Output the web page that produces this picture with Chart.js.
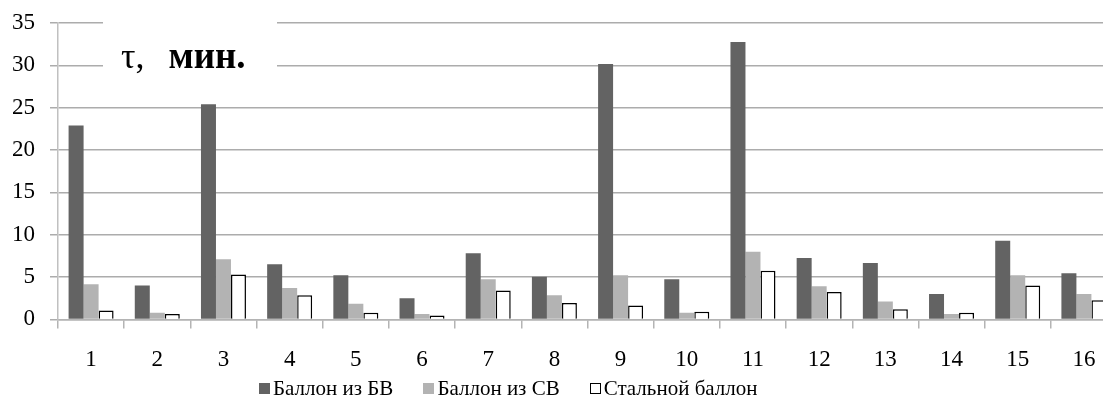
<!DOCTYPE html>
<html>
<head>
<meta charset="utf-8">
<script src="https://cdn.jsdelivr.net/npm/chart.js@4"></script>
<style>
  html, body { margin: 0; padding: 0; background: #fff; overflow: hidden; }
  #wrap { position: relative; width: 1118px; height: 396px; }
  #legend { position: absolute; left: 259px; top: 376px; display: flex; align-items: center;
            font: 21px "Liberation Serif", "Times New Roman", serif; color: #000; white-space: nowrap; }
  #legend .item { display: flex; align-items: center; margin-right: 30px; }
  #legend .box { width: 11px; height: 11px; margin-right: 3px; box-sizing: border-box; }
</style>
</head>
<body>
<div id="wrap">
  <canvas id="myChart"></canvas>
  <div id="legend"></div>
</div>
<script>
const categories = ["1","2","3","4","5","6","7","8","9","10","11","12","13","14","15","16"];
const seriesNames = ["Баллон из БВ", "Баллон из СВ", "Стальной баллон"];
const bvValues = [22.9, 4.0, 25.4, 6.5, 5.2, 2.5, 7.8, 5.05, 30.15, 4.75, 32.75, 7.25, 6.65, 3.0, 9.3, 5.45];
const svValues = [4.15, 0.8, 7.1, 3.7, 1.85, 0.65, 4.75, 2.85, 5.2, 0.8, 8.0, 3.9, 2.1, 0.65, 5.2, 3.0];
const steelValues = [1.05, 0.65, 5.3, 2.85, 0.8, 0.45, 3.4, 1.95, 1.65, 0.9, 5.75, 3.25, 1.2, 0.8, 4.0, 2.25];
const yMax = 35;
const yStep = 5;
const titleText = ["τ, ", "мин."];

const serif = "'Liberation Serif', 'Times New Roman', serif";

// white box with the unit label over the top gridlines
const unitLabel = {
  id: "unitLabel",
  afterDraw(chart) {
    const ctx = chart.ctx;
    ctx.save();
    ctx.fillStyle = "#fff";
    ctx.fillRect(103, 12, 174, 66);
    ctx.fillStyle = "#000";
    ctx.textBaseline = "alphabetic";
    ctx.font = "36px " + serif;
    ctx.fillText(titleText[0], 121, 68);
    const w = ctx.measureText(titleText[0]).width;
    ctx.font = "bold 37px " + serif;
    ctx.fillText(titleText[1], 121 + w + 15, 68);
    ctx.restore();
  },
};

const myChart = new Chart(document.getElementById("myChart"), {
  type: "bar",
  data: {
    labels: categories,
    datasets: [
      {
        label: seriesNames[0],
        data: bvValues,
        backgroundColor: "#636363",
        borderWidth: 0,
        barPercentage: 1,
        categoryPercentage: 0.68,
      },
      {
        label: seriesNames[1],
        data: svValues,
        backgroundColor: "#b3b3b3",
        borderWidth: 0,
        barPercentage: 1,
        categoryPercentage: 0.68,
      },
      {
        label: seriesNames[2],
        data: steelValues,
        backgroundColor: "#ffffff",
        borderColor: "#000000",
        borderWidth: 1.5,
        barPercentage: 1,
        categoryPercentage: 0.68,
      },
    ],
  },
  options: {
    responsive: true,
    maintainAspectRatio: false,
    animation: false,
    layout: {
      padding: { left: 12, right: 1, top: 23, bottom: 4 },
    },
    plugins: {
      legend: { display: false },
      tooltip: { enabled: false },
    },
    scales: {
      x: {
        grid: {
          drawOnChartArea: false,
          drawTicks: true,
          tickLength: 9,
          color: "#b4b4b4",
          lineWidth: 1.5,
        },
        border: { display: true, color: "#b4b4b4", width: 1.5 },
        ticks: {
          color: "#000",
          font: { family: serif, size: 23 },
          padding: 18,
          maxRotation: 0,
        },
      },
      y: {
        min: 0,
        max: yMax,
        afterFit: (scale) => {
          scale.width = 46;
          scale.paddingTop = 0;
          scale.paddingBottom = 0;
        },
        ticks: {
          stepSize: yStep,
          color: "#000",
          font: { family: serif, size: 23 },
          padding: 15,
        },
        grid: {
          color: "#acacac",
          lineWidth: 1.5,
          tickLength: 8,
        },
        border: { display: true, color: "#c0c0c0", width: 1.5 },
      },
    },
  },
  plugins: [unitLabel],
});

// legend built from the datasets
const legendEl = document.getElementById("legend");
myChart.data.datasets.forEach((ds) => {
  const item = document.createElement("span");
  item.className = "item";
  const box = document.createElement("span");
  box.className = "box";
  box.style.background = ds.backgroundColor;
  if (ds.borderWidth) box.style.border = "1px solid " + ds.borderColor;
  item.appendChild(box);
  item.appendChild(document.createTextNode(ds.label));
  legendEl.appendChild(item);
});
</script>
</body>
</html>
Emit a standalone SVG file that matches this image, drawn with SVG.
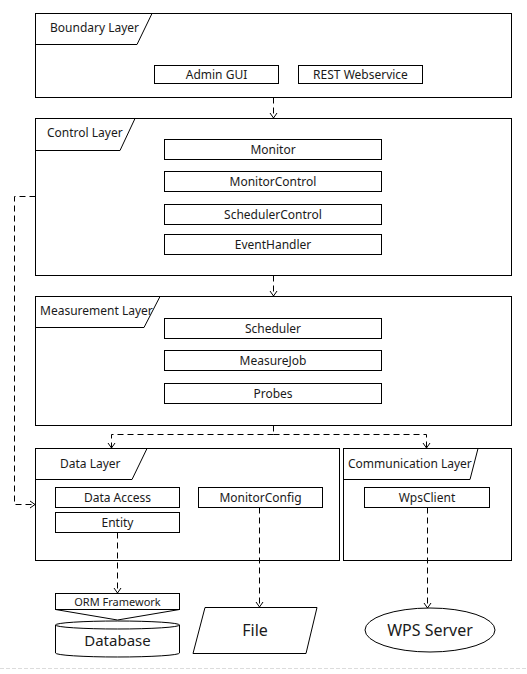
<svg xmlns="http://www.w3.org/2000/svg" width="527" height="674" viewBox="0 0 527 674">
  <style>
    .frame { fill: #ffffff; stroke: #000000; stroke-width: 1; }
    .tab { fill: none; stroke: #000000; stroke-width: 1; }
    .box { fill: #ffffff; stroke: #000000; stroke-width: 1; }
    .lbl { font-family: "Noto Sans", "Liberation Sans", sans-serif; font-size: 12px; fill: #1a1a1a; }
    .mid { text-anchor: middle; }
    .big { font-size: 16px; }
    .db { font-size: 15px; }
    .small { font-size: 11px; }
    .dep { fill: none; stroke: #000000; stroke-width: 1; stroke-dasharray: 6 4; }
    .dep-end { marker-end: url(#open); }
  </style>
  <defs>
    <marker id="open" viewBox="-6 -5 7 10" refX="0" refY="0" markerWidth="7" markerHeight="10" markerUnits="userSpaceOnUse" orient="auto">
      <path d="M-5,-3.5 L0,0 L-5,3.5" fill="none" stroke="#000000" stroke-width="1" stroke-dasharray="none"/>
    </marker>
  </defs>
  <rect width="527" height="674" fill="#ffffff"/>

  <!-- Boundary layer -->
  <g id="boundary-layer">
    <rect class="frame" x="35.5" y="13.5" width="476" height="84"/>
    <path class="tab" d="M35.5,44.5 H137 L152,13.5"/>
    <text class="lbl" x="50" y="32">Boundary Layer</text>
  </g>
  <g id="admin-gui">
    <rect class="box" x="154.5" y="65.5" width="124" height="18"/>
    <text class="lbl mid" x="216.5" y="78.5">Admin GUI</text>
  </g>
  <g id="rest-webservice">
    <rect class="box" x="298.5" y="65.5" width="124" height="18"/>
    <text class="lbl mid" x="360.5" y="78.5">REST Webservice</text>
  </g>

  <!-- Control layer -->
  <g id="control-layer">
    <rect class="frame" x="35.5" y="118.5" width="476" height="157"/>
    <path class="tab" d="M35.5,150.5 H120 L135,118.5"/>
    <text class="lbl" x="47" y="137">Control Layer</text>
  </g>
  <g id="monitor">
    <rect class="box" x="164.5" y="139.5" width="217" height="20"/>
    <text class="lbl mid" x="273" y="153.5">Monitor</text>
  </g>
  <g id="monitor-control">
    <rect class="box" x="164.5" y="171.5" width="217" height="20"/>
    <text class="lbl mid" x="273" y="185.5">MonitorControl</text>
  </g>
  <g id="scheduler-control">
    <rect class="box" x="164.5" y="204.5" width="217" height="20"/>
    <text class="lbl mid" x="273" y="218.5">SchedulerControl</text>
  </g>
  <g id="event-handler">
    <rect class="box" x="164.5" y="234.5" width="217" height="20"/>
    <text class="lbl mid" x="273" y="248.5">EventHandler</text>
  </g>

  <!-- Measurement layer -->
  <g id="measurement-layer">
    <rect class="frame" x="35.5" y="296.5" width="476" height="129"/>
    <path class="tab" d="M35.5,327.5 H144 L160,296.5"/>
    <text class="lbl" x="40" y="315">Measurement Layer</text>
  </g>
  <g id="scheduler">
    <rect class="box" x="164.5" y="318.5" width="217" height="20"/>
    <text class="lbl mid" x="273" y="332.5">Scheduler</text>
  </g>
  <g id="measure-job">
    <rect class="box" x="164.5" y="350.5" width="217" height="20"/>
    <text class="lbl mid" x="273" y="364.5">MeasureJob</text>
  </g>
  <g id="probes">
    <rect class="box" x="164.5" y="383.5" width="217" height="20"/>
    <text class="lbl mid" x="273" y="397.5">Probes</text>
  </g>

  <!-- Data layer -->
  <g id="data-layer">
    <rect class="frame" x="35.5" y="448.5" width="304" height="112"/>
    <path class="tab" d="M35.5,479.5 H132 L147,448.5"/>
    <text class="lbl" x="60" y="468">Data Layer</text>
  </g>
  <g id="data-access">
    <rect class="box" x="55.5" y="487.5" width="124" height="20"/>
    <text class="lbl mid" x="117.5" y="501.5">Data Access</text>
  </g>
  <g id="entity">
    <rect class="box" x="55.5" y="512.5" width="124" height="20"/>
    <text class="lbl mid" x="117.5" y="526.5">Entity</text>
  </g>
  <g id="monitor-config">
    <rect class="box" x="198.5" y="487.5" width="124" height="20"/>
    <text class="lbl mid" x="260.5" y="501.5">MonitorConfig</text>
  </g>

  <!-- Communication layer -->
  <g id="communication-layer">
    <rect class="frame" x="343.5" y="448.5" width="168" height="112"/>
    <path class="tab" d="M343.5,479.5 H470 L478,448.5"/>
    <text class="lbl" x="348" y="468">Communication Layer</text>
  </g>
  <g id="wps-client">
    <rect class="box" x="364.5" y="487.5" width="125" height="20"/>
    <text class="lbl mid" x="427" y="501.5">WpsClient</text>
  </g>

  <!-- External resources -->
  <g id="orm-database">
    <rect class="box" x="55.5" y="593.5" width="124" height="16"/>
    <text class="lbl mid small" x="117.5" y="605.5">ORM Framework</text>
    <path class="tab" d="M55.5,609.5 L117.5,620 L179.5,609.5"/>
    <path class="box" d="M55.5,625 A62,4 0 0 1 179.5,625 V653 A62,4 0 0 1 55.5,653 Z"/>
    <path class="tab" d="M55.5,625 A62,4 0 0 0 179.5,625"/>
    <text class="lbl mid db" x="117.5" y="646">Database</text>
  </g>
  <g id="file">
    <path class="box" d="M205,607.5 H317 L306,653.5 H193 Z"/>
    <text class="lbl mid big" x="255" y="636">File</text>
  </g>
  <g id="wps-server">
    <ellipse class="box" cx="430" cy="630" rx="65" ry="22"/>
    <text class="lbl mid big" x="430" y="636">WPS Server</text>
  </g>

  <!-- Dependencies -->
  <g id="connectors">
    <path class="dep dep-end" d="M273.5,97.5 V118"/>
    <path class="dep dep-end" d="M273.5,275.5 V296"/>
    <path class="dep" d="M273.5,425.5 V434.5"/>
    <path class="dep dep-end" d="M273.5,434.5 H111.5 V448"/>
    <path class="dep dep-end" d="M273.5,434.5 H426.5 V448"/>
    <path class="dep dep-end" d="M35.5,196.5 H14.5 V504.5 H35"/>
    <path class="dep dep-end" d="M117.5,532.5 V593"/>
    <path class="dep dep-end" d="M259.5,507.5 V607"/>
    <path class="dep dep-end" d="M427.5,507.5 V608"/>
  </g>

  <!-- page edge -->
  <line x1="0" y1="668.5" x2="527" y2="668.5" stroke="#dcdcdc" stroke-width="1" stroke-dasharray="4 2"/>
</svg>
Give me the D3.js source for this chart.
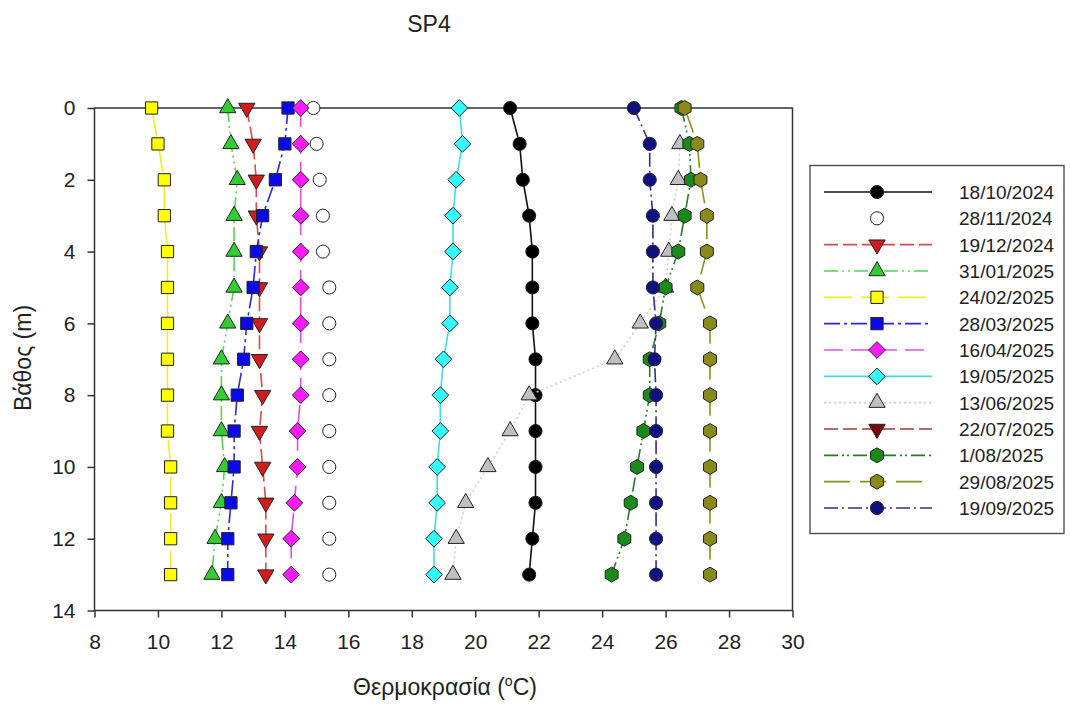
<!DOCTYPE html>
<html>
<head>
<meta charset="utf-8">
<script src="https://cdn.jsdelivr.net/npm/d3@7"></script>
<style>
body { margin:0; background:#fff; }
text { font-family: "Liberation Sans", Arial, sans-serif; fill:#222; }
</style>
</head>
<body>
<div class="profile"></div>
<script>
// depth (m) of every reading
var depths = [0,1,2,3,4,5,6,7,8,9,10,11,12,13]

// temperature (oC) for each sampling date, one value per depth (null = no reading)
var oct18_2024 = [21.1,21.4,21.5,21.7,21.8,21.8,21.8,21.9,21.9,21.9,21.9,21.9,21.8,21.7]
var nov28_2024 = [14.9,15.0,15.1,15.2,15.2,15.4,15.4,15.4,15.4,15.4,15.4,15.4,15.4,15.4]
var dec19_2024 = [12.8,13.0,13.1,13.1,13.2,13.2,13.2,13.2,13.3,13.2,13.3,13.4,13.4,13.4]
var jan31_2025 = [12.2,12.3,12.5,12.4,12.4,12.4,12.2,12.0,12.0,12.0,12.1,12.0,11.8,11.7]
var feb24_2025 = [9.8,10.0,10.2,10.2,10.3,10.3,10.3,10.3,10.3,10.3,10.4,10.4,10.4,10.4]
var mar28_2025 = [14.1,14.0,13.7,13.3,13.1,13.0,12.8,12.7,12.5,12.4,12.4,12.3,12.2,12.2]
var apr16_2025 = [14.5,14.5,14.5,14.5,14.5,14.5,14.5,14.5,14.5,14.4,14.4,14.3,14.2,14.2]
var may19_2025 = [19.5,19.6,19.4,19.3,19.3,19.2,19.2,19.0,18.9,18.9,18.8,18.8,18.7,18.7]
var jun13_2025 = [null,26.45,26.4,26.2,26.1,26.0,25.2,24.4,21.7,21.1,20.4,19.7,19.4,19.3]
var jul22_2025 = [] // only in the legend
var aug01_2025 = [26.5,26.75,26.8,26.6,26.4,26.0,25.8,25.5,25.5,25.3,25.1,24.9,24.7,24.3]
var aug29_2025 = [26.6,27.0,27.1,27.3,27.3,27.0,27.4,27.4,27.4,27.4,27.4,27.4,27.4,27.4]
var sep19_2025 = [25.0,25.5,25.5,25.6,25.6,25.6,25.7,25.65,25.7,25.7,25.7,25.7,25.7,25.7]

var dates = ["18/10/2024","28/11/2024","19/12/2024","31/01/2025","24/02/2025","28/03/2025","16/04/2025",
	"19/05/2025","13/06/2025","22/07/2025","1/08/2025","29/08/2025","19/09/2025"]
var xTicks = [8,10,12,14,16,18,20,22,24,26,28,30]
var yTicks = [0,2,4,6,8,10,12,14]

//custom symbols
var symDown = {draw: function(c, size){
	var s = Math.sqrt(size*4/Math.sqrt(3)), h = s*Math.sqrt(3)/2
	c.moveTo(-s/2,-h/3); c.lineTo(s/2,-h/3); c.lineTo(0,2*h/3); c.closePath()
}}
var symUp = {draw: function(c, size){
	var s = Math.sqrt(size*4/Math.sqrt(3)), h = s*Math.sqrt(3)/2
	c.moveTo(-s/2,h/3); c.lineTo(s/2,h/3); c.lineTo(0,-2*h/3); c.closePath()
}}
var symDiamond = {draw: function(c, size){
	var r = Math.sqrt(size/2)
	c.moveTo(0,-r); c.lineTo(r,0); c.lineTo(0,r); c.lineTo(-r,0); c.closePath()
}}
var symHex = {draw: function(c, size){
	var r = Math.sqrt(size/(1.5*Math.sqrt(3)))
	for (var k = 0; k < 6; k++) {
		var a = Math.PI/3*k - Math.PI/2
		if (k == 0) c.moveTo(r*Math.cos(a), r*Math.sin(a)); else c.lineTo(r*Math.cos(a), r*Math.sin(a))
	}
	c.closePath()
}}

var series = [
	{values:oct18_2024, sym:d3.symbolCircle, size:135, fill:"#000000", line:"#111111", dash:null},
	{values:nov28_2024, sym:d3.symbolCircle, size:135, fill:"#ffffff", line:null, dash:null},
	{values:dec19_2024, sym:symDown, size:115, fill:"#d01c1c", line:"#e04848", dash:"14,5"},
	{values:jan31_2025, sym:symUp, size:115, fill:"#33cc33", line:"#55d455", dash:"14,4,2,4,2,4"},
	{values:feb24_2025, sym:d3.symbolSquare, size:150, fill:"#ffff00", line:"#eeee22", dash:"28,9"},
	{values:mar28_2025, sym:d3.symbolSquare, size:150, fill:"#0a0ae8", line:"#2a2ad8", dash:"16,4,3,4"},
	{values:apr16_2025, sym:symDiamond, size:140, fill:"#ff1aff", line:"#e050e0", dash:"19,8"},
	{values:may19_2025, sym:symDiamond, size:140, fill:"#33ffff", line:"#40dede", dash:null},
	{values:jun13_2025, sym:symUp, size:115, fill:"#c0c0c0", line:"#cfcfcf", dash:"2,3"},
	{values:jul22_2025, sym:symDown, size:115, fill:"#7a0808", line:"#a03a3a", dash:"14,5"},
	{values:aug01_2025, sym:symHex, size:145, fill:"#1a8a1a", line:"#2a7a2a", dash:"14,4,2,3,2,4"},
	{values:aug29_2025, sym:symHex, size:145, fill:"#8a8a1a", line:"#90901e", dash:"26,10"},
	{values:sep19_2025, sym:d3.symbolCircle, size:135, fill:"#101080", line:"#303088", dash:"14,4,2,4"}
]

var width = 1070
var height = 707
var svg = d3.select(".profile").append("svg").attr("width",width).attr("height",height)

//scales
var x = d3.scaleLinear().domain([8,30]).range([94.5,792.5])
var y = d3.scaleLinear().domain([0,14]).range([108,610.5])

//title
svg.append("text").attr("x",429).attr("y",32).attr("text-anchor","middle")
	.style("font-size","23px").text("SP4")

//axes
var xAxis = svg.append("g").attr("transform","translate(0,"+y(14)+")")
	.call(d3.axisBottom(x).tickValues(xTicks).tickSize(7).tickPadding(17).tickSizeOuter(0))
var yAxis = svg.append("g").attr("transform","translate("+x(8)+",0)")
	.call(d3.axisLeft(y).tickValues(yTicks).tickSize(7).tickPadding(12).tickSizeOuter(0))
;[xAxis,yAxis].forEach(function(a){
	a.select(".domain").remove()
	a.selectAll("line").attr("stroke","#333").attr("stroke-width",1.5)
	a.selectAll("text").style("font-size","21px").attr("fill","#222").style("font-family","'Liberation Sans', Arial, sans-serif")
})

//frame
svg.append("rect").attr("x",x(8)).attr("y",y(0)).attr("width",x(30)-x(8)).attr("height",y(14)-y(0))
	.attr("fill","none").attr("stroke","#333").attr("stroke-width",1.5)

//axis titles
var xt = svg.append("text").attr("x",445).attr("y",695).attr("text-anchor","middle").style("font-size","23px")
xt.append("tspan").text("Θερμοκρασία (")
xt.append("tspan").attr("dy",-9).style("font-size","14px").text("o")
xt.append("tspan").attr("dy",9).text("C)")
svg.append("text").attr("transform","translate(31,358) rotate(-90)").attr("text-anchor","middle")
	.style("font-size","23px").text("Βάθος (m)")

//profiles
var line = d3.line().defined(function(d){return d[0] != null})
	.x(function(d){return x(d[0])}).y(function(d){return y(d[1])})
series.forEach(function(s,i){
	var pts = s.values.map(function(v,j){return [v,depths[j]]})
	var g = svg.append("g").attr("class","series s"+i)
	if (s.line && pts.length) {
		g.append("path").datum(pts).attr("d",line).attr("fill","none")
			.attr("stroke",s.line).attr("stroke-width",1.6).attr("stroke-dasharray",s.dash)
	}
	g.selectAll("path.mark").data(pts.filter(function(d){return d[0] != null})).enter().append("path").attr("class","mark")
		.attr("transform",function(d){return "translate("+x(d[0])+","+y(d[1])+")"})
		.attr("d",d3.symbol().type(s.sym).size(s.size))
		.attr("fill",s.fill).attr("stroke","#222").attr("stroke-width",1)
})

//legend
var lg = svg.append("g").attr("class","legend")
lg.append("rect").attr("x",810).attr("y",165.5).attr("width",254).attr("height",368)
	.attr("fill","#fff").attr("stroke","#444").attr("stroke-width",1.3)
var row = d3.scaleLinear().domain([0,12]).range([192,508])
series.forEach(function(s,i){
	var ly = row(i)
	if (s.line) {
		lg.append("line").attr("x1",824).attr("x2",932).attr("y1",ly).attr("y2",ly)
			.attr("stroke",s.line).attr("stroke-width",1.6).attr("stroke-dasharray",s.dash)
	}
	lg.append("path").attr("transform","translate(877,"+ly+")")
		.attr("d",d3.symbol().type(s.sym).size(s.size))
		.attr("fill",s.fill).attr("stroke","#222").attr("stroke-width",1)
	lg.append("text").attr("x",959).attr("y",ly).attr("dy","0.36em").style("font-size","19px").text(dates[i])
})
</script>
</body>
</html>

+++

> GOAL
Using the listing above, pick out each line that contains the word "with", then copy it.

> RESULT OF THIS TASK
Output the web page that produces this picture with Chart.js.
// white box with the unit label over the top gridlines
Emit a standalone SVG file that matches this image, drawn with SVG.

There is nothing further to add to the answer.